AWS Certified Solutions Architect – Professional — Question 725
A company deploys workloads in multiple AWS accounts. Each account has a VPC with VPC flow logs published in text log format to a centralized Amazon S3 bucket. Each log file is compressed with gzip compression. The company must retain the log files indefinitely.
A security engineer occasionally analyzes the logs by using Amazon Athena to query the VPC flow logs. The query performance is degrading over time as the number of ingested logs is growing. A solutions architect must improve the performance of the log analysis and reduce the storage space that the VPC flow logs use.
Which solution will meet these requirements with the LARGEST performance improvement?
Answer options
- A. Create an AWS Lambda function to decompress the gzip files and to compress the files with bzip2 compression. Subscribe the Lambda function to an s3:ObjectCreated:Put S3 event notification for the S3 bucket.
- B. Enable S3 Transfer Acceleration for the S3 bucket. Create an S3 Lifecycle configuration to move files to the S3 Intelligent-Tiering storage class as soon as the files are uploaded.

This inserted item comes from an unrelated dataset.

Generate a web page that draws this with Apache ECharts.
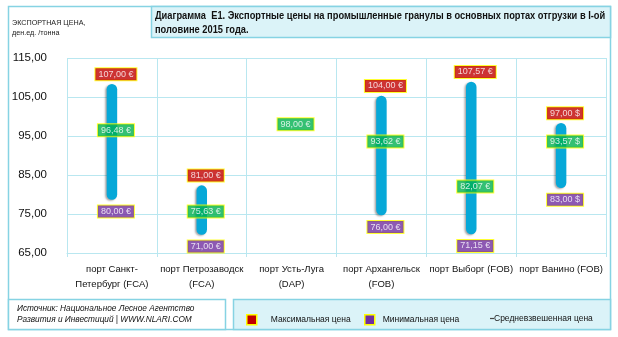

- C. Update the VPC flow log configuration to store the files in Apache Parquet format. Specify hourly partitions for the log files.
- D. Create a new Athena workgroup without data usage control limits. Use Athena engine version 2.
Correct answer: C
Explanation
Configuring VPC flow logs to output directly in Apache Parquet format dramatically improves Amazon Athena query performance because Parquet is a columnar storage format that reduces both S3 storage footprints and the volume of data scanned during queries. Additionally, implementing hourly partitioning allows Athena to scan only the relevant subsets of data, yielding the highest performance gains. Other methods, such as utilizing bzip2 compression or altering S3 storage classes, do not optimize the query execution path as effectively as columnar formatting and partitioning.